I’ve mentioned more than once in this blog the need to test everything that we hear, whether it’s from the pulpit, from the radio or a podcast, from a book, or from wherever you hear people teaching the Word of God. For that matter, you should be testing everything I say as well.
In these passages we see why. We see in the first part of these accounts a near repeat of Jesus’ miracle of feeding the 5000. The details are different, however, in terms of the number of people fed, the amount of fish and bread used, as well as the amount of leftovers.
After this event, the Pharisees and Sadducees came to see Jesus. (It’s not clear whether the Herodians were also there as a separate group, or the Herodians mentioned in Mark were the Sadducees, who were well known as collaborators with the Romans. I take it as the latter).
After arguing with them and rebuffing yet another request for a sign, he told his disciples, “Be careful…Be on your guard against the yeast of the Pharisees and Sadducees.” (Matthew 16:6)
(Again, it’s possible that when he referred to the leaven of Herod in Mark 8, he was talking about the Sadducees).
The disciples, as usual, were confused and were perhaps wondering if Jesus was forbidding them from getting actual bread from these two groups.
But Jesus quickly corrected them, saying, “Why are you worrying about bread? Don’t you remember how I provided for the 5000 and the 4000? I’m not talking about that at all.”
At which point, Matthew says,
“Then they understood that he was not telling them to guard against the yeast used in bread, but against the teaching of the Pharisees and Sadducees. (Matthew 16:12).
What was the teaching of these two groups? For the Pharisees, it was a very devout legalism. They thought that they could earn their way to heaven by their works. Because of this, they devoted themselves to studying God’s law and keeping it. There were a few problems, however. First, they added things to God’s law that God never taught. And in doing so, they put burdens on the people that God never intended. What’s more, they criticized and looked down on anyone who didn’t keep those rules.
Furthermore, as we saw earlier, some of their rules based on tradition flat out contradicted God’s word.

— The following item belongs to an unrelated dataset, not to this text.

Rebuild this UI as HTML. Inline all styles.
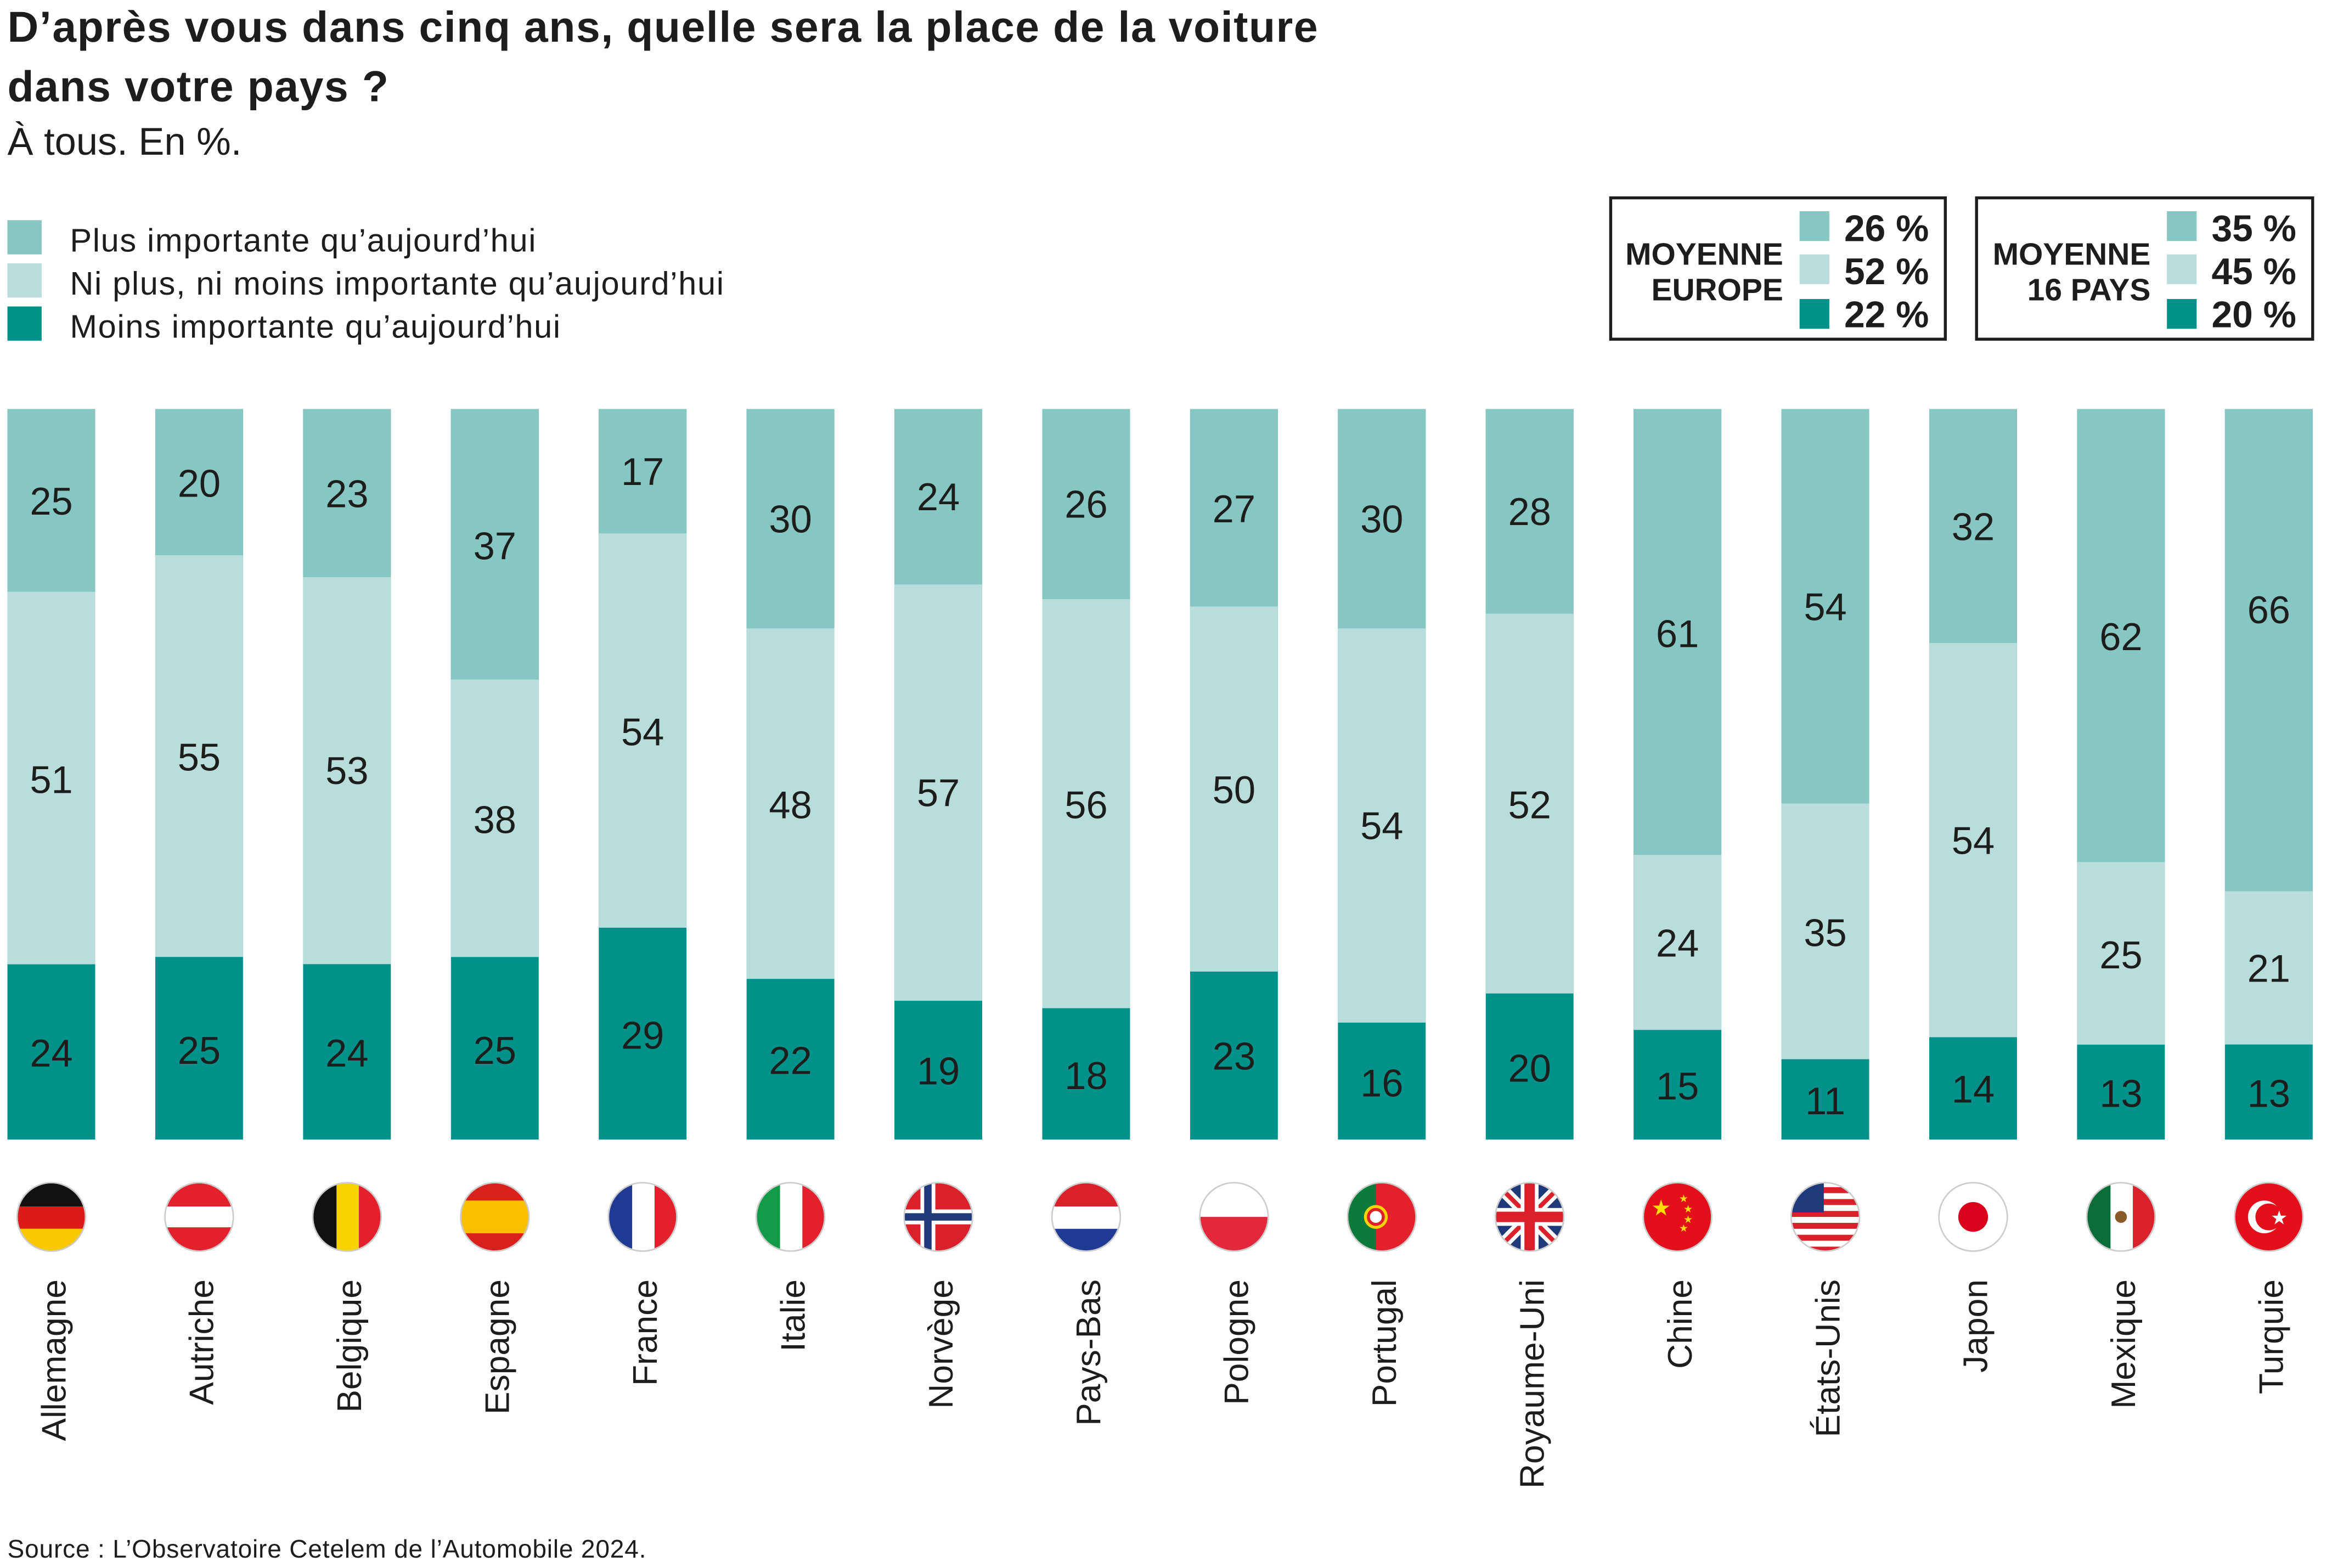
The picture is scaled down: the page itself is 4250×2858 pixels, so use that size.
<!DOCTYPE html>
<html><head><meta charset="utf-8"><style>html,body{margin:0;padding:0;background:#fff}svg{display:block}text{font-family:"Liberation Sans",sans-serif;fill:#1d1d1b}</style></head><body>
<svg width="4250" height="2858" viewBox="0 0 1568 1054" preserveAspectRatio="none" xmlns="http://www.w3.org/2000/svg">
<defs><clipPath id="c"><circle cx="0" cy="0" r="23"/></clipPath></defs>
<text x="5" y="28" font-size="29" font-weight="bold" letter-spacing="0.6">D’après vous dans cinq ans, quelle sera la place de la voiture</text>
<text x="5" y="68" font-size="29" font-weight="bold" letter-spacing="0.6">dans votre pays ?</text>
<text x="5" y="104" font-size="26">À tous. En %.</text>
<rect x="5" y="148" width="23" height="23" fill="#86c6c3"/><rect x="5" y="177" width="23" height="23" fill="#b8dddb"/><rect x="5" y="206" width="23" height="23" fill="#00928a"/>
<g font-size="22" letter-spacing="0.6"><text x="47" y="169">Plus importante qu’aujourd’hui</text>
<text x="47" y="198">Ni plus, ni moins importante qu’aujourd’hui</text>
<text x="47" y="227">Moins importante qu’aujourd’hui</text></g>
<rect x="1083" y="133" width="225" height="95" fill="none" stroke="#1d1d1b" stroke-width="2"/>
<rect x="1329" y="133" width="226" height="95" fill="none" stroke="#1d1d1b" stroke-width="2"/>
<g font-size="21" font-weight="bold" text-anchor="end"><text x="1199" y="178">MOYENNE</text><text x="1199" y="202">EUROPE</text><text x="1446" y="178">MOYENNE</text><text x="1446" y="202">16 PAYS</text></g>
<rect x="1210" y="142" width="20" height="20" fill="#86c6c3"/><rect x="1210" y="171" width="20" height="20" fill="#b8dddb"/><rect x="1210" y="201" width="20" height="20" fill="#00928a"/>
<rect x="1457" y="142" width="20" height="20" fill="#86c6c3"/><rect x="1457" y="171" width="20" height="20" fill="#b8dddb"/><rect x="1457" y="201" width="20" height="20" fill="#00928a"/>
<g font-size="25" font-weight="bold"><text x="1240" y="162">26 %</text><text x="1240" y="191">52 %</text><text x="1240" y="220">22 %</text><text x="1487" y="162">35 %</text><text x="1487" y="191">45 %</text><text x="1487" y="220">20 %</text></g>
<g id="bars">
<rect x="5" y="275" width="59" height="491" fill="#00928a"/><rect x="5" y="275" width="59" height="122.75" fill="#86c6c3"/><rect x="5" y="397.75" width="59" height="250.45" fill="#b8dddb"/>
<rect x="104.4" y="275" width="59" height="491" fill="#00928a"/><rect x="104.4" y="275" width="59" height="98.2" fill="#86c6c3"/><rect x="104.4" y="373.2" width="59" height="270.05" fill="#b8dddb"/>
<rect x="203.8" y="275" width="59" height="491" fill="#00928a"/><rect x="203.8" y="275" width="59" height="112.9" fill="#86c6c3"/><rect x="203.8" y="387.9" width="59" height="260.2" fill="#b8dddb"/>
<rect x="303.2" y="275" width="59" height="491" fill="#00928a"/><rect x="303.2" y="275" width="59" height="181.7" fill="#86c6c3"/><rect x="303.2" y="456.7" width="59" height="186.6" fill="#b8dddb"/>
<rect x="402.6" y="275" width="59" height="491" fill="#00928a"/><rect x="402.6" y="275" width="59" height="83.5" fill="#86c6c3"/><rect x="402.6" y="358.5" width="59" height="265.1" fill="#b8dddb"/>
<rect x="502" y="275" width="59" height="491" fill="#00928a"/><rect x="502" y="275" width="59" height="147.3" fill="#86c6c3"/><rect x="502" y="422.3" width="59" height="235.7" fill="#b8dddb"/>
<rect x="601.4" y="275" width="59" height="491" fill="#00928a"/><rect x="601.4" y="275" width="59" height="117.8" fill="#86c6c3"/><rect x="601.4" y="392.8" width="59" height="279.9" fill="#b8dddb"/>
<rect x="700.8" y="275" width="59" height="491" fill="#00928a"/><rect x="700.8" y="275" width="59" height="127.7" fill="#86c6c3"/><rect x="700.8" y="402.7" width="59" height="275" fill="#b8dddb"/>
<rect x="800.2" y="275" width="59" height="491" fill="#00928a"/><rect x="800.2" y="275" width="59" height="132.6" fill="#86c6c3"/><rect x="800.2" y="407.6" width="59" height="245.5" fill="#b8dddb"/>
<rect x="899.6" y="275" width="59" height="491" fill="#00928a"/><rect x="899.6" y="275" width="59" height="147.3" fill="#86c6c3"/><rect x="899.6" y="422.3" width="59" height="265.1" fill="#b8dddb"/>
<rect x="999" y="275" width="59" height="491" fill="#00928a"/><rect x="999" y="275" width="59" height="137.5" fill="#86c6c3"/><rect x="999" y="412.5" width="59" height="255.3" fill="#b8dddb"/>
<rect x="1098.4" y="275" width="59" height="491" fill="#00928a"/><rect x="1098.4" y="275" width="59" height="299.5" fill="#86c6c3"/><rect x="1098.4" y="574.5" width="59" height="117.8" fill="#b8dddb"/>
<rect x="1197.8" y="275" width="59" height="491" fill="#00928a"/><rect x="1197.8" y="275" width="59" height="265.1" fill="#86c6c3"/><rect x="1197.8" y="540.1" width="59" height="171.9" fill="#b8dddb"/>
<rect x="1297.2" y="275" width="59" height="491" fill="#00928a"/><rect x="1297.2" y="275" width="59" height="157.1" fill="#86c6c3"/><rect x="1297.2" y="432.1" width="59" height="265.1" fill="#b8dddb"/>
<rect x="1396.6" y="275" width="59" height="491" fill="#00928a"/><rect x="1396.6" y="275" width="59" height="304.4" fill="#86c6c3"/><rect x="1396.6" y="579.4" width="59" height="122.8" fill="#b8dddb"/>
<rect x="1496" y="275" width="59" height="491" fill="#00928a"/><rect x="1496" y="275" width="59" height="324" fill="#86c6c3"/><rect x="1496" y="599" width="59" height="103.1" fill="#b8dddb"/>
</g>
<g font-size="26" text-anchor="middle">
<text x="34.5" y="346">25</text><text x="34.5" y="533">51</text><text x="34.5" y="717">24</text>
<text x="133.9" y="334">20</text><text x="133.9" y="518">55</text><text x="133.9" y="715">25</text>
<text x="233.3" y="341">23</text><text x="233.3" y="527">53</text><text x="233.3" y="717">24</text>
<text x="332.7" y="376">37</text><text x="332.7" y="560">38</text><text x="332.7" y="715">25</text>
<text x="432.1" y="326">17</text><text x="432.1" y="501">54</text><text x="432.1" y="705">29</text>
<text x="531.5" y="358">30</text><text x="531.5" y="550">48</text><text x="531.5" y="722">22</text>
<text x="630.9" y="343">24</text><text x="630.9" y="542">57</text><text x="630.9" y="729">19</text>
<text x="730.3" y="348">26</text><text x="730.3" y="550">56</text><text x="730.3" y="732">18</text>
<text x="829.7" y="351">27</text><text x="829.7" y="540">50</text><text x="829.7" y="719">23</text>
<text x="929.1" y="358">30</text><text x="929.1" y="564">54</text><text x="929.1" y="737">16</text>
<text x="1028.5" y="353">28</text><text x="1028.5" y="550">52</text><text x="1028.5" y="727">20</text>
<text x="1127.9" y="435">61</text><text x="1127.9" y="643">24</text><text x="1127.9" y="739">15</text>
<text x="1227.3" y="417">54</text><text x="1227.3" y="636">35</text><text x="1227.3" y="749">11</text>
<text x="1326.7" y="363">32</text><text x="1326.7" y="574">54</text><text x="1326.7" y="741">14</text>
<text x="1426.1" y="437">62</text><text x="1426.1" y="651">25</text><text x="1426.1" y="744">13</text>
<text x="1525.5" y="419">66</text><text x="1525.5" y="660">21</text><text x="1525.5" y="744">13</text>
</g>
<g>
<g transform="translate(34.5,818)"><g clip-path="url(#c)"><rect x="-23" y="-23" width="46" height="16" fill="#111"/><rect x="-23" y="-7" width="46" height="15" fill="#dd1a1a"/><rect x="-23" y="8" width="46" height="16" fill="#f8c800"/></g></g>
<g transform="translate(133.9,818)"><g clip-path="url(#c)"><rect x="-23" y="-23" width="46" height="46" fill="#e3202b"/><rect x="-23" y="-7" width="46" height="14" fill="#fff"/></g></g>
<g transform="translate(233.3,818)"><g clip-path="url(#c)"><rect x="-23" y="-23" width="16" height="46" fill="#111"/><rect x="-7" y="-23" width="15" height="46" fill="#f8d300"/><rect x="8" y="-23" width="16" height="46" fill="#e3202b"/></g></g>
<g transform="translate(332.7,818)"><g clip-path="url(#c)"><rect x="-23" y="-23" width="46" height="46" fill="#d9201c"/><rect x="-23" y="-11" width="46" height="22" fill="#f8c000"/></g></g>
<g transform="translate(432.1,818)"><g clip-path="url(#c)"><rect x="-23" y="-23" width="16" height="46" fill="#1f3a93"/><rect x="-7" y="-23" width="15" height="46" fill="#fff"/><rect x="8" y="-23" width="16" height="46" fill="#e3202b"/></g></g>
<g transform="translate(531.5,818)"><g clip-path="url(#c)"><rect x="-23" y="-23" width="16" height="46" fill="#129a48"/><rect x="-7" y="-23" width="15" height="46" fill="#fff"/><rect x="8" y="-23" width="16" height="46" fill="#e3202b"/></g></g>
<g transform="translate(630.9,818)"><g clip-path="url(#c)"><rect x="-23" y="-23" width="46" height="46" fill="#d9202b"/><rect x="-23" y="-5" width="46" height="10" fill="#fff"/><rect x="-12" y="-23" width="10" height="46" fill="#fff"/><rect x="-23" y="-2.5" width="46" height="5" fill="#1f3a7a"/><rect x="-9.5" y="-23" width="5" height="46" fill="#1f3a7a"/></g></g>
<g transform="translate(730.3,818)"><g clip-path="url(#c)"><rect x="-23" y="-23" width="46" height="16" fill="#d9202b"/><rect x="-23" y="-7" width="46" height="15" fill="#fff"/><rect x="-23" y="8" width="46" height="16" fill="#1f3a93"/></g></g>
<g transform="translate(829.7,818)"><g clip-path="url(#c)"><rect x="-23" y="-23" width="46" height="23" fill="#fff"/><rect x="-23" y="0" width="46" height="23" fill="#e3283b"/></g></g>
<g transform="translate(929.1,818)"><g clip-path="url(#c)"><rect x="-23" y="-23" width="46" height="46" fill="#e3202b"/><rect x="-23" y="-23" width="19" height="46" fill="#0b7a3a"/><circle cx="-4" cy="0" r="8" fill="#f8d300"/><circle cx="-4" cy="0" r="5" fill="#fff" stroke="#d9202b" stroke-width="2"/></g></g>
<g transform="translate(1028.5,818)"><g clip-path="url(#c)"><rect x="-23" y="-23" width="46" height="46" fill="#1f3a7a"/><path d="M-23-23L23 23M23-23L-23 23" stroke="#fff" stroke-width="8"/><path d="M-23-23L23 23M23-23L-23 23" stroke="#d9202b" stroke-width="3"/><rect x="-23" y="-6" width="46" height="12" fill="#fff"/><rect x="-6" y="-23" width="12" height="46" fill="#fff"/><rect x="-23" y="-3.5" width="46" height="7" fill="#d9202b"/><rect x="-3.5" y="-23" width="7" height="46" fill="#d9202b"/></g></g>
<g transform="translate(1127.9,818)"><g clip-path="url(#c)"><rect x="-23" y="-23" width="46" height="46" fill="#e3101b"/><text x="-11" y="-1" font-size="15" text-anchor="middle" style="fill:#ffde00">★</text><text x="1" y="-10" font-size="7" style="fill:#ffde00">★</text><text x="4" y="-3" font-size="7" style="fill:#ffde00">★</text><text x="4" y="4" font-size="7" style="fill:#ffde00">★</text><text x="1" y="10" font-size="7" style="fill:#ffde00">★</text></g></g>
<g transform="translate(1227.3,818)"><g clip-path="url(#c)"><rect x="-23" y="-23" width="46" height="46" fill="#fff"/><rect x="-23" y="-20" width="46" height="4" fill="#d9202b"/><rect x="-23" y="-12" width="46" height="4" fill="#d9202b"/><rect x="-23" y="-4" width="46" height="4" fill="#d9202b"/><rect x="-23" y="4" width="46" height="4" fill="#d9202b"/><rect x="-23" y="12" width="46" height="4" fill="#d9202b"/><rect x="-23" y="20" width="46" height="4" fill="#d9202b"/><rect x="-23" y="-23" width="22" height="20" fill="#1f3a7a"/></g></g>
<g transform="translate(1326.7,818)"><g clip-path="url(#c)"><rect x="-23" y="-23" width="46" height="46" fill="#fff"/><circle r="10" fill="#d9001b"/></g></g>
<g transform="translate(1426.1,818)"><g clip-path="url(#c)"><rect x="-23" y="-23" width="16" height="46" fill="#0b6e3a"/><rect x="-7" y="-23" width="15" height="46" fill="#fff"/><rect x="8" y="-23" width="16" height="46" fill="#d9202b"/><circle r="4" fill="#8a5a2b"/></g></g>
<g transform="translate(1525.5,818)"><g clip-path="url(#c)"><rect x="-23" y="-23" width="46" height="46" fill="#e3101b"/><circle cx="-3" cy="0" r="11" fill="#fff"/><circle cx="0" cy="0" r="9" fill="#e3101b"/><text x="7" y="5" font-size="13" text-anchor="middle" style="fill:#fff">★</text></g></g>
</g>
<g fill="none" stroke="#ccc" stroke-width="1">
<circle cx="34.5" cy="818" r="23"/><circle cx="133.9" cy="818" r="23"/><circle cx="233.3" cy="818" r="23"/><circle cx="332.7" cy="818" r="23"/><circle cx="432.1" cy="818" r="23"/><circle cx="531.5" cy="818" r="23"/><circle cx="630.9" cy="818" r="23"/><circle cx="730.3" cy="818" r="23"/><circle cx="829.7" cy="818" r="23"/><circle cx="929.1" cy="818" r="23"/><circle cx="1028.5" cy="818" r="23"/><circle cx="1127.9" cy="818" r="23"/><circle cx="1227.3" cy="818" r="23"/><circle cx="1326.7" cy="818" r="23"/><circle cx="1426.1" cy="818" r="23"/><circle cx="1525.5" cy="818" r="23"/>
</g>
<g font-size="23" text-anchor="end">
<text transform="translate(44,860) rotate(-90)">Allemagne</text>
<text transform="translate(143.4,860) rotate(-90)">Autriche</text>
<text transform="translate(242.8,860) rotate(-90)">Belgique</text>
<text transform="translate(342.2,860) rotate(-90)">Espagne</text>
<text transform="translate(441.6,860) rotate(-90)">France</text>
<text transform="translate(541,860) rotate(-90)">Italie</text>
<text transform="translate(640.4,860) rotate(-90)">Norvège</text>
<text transform="translate(739.8,860) rotate(-90)">Pays-Bas</text>
<text transform="translate(839.2,860) rotate(-90)">Pologne</text>
<text transform="translate(938.6,860) rotate(-90)">Portugal</text>
<text transform="translate(1038,860) rotate(-90)">Royaume-Uni</text>
<text transform="translate(1137.4,860) rotate(-90)">Chine</text>
<text transform="translate(1236.8,860) rotate(-90)">États-Unis</text>
<text transform="translate(1336.2,860) rotate(-90)">Japon</text>
<text transform="translate(1435.6,860) rotate(-90)">Mexique</text>
<text transform="translate(1535,860) rotate(-90)">Turquie</text>
</g>
<text x="5" y="1047" font-size="17" letter-spacing="0.3">Source : L’Observatoire Cetelem de l’Automobile 2024.</text>
</svg>
</body></html>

In addition, in focusing on the minutia of the law, they missed its spirit completely, causing them to condemn people unjustly. They forgot things like justice and mercy in their pursuit of legalistic perfection. All these things, we have already seen or will see in later passages.
The Sadducees, on the other hand, tended to be focused more on wealth and power, thus their collaboration with the Romans. They also didn’t believe in a resurrection, which made it easier for them to focus on the things of this earth, rather than on eternal things.
Thus Jesus warns against both legalistic religiosity and worldliness. Both of them, like leaven, can spread throughout a church, and make it useless to the kingdom of God.
Unfortunately, many people in Jesus’ day didn’t test what they were taught, and as a result, they either lived their lives feeling weighed down and condemned, or they put all their efforts into temporal things, rather than eternal ones.
How about you? Have you fallen into either of these traps?